● RECORDS SUPPLIED:
## Begin

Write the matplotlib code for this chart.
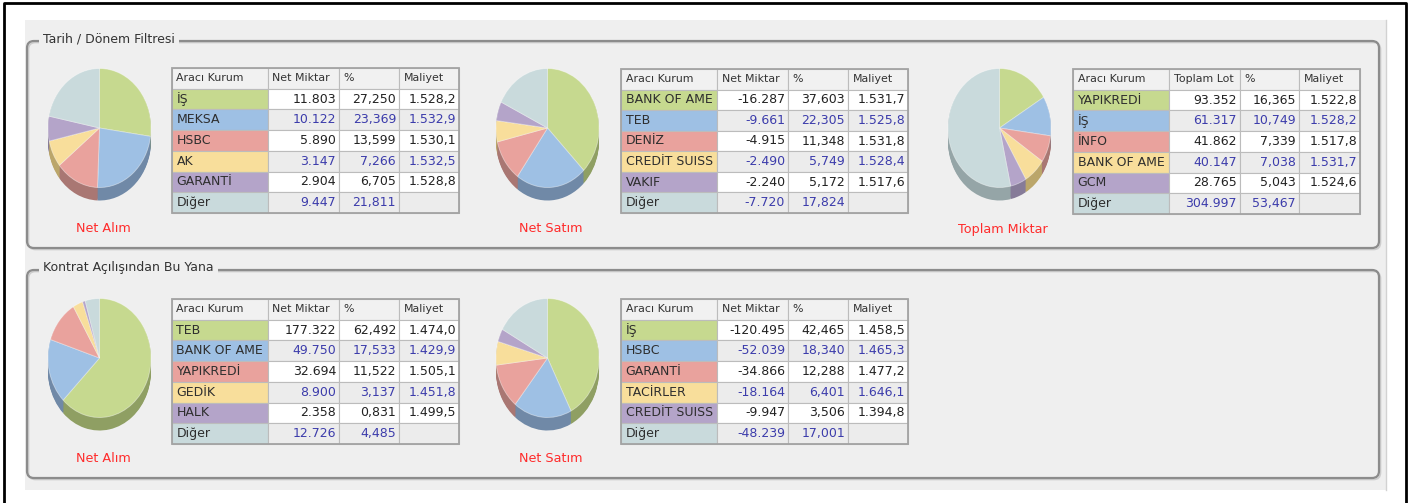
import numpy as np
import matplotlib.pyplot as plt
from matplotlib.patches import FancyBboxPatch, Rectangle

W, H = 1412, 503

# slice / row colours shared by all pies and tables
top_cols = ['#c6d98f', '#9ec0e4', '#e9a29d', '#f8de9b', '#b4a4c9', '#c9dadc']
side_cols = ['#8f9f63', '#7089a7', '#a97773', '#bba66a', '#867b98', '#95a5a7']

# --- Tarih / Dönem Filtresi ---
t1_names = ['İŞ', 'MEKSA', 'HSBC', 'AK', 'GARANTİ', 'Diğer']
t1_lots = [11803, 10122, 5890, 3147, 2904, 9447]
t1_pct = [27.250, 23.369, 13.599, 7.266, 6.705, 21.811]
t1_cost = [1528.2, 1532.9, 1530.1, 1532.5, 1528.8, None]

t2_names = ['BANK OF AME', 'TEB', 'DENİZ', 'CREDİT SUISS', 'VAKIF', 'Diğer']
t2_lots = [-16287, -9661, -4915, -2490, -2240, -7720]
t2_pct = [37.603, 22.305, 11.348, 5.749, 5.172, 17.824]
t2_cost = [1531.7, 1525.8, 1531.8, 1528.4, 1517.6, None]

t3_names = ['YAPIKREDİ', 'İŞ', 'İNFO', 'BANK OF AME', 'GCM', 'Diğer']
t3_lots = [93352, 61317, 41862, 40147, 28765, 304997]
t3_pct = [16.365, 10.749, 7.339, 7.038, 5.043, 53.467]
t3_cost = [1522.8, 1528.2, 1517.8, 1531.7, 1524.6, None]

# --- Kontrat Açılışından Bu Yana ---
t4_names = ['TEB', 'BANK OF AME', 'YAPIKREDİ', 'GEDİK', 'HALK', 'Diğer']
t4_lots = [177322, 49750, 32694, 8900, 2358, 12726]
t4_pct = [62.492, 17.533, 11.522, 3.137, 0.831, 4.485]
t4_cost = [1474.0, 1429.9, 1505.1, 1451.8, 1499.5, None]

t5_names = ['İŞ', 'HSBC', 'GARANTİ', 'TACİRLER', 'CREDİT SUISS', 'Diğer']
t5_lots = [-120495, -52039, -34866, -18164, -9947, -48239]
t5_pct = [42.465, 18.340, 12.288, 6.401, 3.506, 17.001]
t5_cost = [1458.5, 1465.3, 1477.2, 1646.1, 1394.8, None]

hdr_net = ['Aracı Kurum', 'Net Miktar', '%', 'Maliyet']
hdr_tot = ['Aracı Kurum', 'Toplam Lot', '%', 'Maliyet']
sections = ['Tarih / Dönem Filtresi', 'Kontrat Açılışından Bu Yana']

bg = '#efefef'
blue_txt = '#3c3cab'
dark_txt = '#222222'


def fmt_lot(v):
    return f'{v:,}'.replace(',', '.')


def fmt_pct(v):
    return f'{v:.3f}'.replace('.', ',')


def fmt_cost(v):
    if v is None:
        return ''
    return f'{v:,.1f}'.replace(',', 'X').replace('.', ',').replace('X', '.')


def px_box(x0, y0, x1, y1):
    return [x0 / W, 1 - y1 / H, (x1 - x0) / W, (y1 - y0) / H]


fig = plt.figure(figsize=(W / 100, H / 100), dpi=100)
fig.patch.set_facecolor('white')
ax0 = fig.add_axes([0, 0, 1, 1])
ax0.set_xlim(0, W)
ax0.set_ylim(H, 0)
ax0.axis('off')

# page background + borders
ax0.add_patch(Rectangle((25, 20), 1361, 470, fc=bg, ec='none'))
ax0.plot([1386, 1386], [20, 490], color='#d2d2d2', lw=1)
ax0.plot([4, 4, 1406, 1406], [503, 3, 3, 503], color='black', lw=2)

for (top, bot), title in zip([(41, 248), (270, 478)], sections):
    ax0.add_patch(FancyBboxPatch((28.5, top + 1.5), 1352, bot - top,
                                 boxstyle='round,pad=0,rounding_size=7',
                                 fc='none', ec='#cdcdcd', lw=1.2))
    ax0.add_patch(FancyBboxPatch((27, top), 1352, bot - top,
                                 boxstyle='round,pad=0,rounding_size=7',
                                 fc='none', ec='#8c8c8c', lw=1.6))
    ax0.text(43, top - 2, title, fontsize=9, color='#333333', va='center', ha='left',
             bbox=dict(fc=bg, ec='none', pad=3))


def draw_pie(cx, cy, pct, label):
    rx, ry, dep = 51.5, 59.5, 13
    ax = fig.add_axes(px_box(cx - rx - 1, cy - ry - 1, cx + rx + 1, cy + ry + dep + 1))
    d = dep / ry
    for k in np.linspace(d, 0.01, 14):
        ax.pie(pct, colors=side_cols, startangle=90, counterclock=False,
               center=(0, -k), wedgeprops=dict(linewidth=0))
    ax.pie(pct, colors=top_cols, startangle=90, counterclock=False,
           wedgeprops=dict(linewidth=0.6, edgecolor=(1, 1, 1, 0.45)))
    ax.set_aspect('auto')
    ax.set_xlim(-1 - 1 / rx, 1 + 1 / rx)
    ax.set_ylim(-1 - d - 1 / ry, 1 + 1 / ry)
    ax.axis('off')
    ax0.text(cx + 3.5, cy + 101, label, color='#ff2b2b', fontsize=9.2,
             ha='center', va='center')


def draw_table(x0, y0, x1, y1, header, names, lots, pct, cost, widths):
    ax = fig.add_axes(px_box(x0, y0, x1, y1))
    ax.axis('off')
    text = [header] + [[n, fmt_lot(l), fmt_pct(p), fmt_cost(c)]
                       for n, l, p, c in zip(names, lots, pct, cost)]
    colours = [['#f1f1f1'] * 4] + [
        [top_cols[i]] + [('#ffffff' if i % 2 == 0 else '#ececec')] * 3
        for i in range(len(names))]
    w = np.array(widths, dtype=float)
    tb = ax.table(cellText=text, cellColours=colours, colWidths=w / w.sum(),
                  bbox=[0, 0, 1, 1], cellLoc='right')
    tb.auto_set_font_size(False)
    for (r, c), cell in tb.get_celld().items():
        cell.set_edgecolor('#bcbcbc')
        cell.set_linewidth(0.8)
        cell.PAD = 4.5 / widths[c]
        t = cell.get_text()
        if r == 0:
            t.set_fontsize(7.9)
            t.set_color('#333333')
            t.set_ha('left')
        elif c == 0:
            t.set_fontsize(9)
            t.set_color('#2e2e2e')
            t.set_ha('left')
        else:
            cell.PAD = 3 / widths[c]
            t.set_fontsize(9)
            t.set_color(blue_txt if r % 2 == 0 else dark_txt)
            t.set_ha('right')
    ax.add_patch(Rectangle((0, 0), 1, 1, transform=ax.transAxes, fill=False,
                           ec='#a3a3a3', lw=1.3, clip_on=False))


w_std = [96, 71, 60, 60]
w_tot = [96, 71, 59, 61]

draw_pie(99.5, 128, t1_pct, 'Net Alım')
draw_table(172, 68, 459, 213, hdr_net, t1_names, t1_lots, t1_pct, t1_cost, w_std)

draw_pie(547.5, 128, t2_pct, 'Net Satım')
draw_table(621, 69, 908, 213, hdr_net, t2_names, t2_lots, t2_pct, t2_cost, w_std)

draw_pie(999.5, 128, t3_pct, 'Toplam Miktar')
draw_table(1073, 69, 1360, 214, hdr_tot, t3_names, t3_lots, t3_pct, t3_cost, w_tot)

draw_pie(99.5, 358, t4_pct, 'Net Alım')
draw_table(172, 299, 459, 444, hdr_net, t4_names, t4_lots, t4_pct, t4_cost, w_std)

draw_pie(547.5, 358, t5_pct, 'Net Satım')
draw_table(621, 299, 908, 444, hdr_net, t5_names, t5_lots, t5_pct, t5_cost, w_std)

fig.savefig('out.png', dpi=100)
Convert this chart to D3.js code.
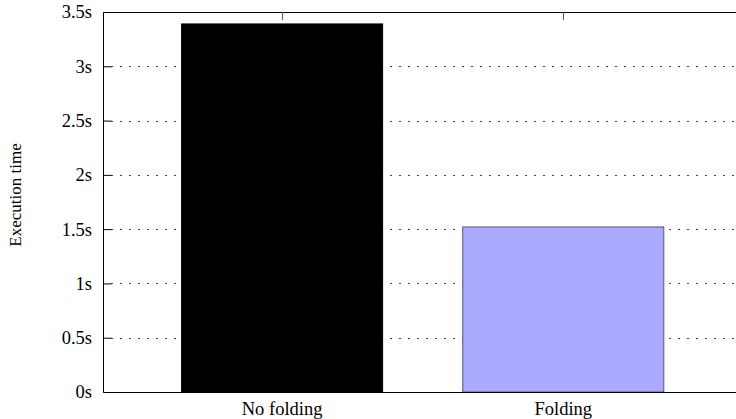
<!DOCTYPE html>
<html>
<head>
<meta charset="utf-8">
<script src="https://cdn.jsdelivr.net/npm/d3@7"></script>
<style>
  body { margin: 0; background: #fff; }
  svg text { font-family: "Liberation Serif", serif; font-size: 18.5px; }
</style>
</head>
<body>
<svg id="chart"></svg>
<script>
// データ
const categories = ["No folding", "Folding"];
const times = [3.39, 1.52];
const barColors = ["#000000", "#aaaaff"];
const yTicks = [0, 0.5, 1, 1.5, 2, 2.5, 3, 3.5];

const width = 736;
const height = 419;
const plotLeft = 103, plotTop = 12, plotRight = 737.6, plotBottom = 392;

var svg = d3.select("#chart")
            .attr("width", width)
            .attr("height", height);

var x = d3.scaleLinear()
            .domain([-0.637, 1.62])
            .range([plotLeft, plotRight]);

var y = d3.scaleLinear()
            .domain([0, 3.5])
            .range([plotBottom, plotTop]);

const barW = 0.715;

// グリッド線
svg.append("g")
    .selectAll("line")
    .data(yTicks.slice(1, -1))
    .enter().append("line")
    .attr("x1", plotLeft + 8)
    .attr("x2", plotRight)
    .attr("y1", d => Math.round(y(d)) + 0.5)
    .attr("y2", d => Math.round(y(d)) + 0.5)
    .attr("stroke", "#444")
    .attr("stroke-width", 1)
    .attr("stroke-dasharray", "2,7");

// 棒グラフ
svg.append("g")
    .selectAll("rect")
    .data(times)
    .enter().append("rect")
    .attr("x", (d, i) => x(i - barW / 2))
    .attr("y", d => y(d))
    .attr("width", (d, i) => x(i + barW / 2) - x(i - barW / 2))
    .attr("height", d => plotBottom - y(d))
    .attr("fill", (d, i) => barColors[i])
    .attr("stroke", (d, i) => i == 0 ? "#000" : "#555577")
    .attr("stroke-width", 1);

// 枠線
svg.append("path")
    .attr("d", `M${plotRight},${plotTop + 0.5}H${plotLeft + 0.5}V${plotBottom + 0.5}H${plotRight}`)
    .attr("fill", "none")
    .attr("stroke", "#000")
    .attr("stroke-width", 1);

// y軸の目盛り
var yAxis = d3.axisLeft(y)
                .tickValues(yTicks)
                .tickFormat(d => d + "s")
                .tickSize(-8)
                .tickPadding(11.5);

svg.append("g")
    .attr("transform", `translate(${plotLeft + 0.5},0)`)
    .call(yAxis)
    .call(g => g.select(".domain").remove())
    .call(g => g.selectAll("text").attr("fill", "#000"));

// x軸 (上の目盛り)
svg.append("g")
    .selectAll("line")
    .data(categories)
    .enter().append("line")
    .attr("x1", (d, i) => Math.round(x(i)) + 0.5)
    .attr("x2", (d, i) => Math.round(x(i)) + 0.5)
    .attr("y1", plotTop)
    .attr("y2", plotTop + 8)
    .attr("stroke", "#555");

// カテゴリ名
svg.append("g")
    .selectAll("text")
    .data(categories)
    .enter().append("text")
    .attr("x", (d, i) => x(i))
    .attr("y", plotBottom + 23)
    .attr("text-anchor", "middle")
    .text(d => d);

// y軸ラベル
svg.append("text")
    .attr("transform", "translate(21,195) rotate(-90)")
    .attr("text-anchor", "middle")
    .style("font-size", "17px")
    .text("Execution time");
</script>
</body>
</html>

## End

Repeat word for word the lines above, from the first entry through the line containing "W, H = 1412, 503", with both ends kept and the pictures dropped.

● TASK RESULT:
Write the matplotlib code for this chart.
import numpy as np
import matplotlib.pyplot as plt
from matplotlib.patches import FancyBboxPatch, Rectangle

W, H = 1412, 503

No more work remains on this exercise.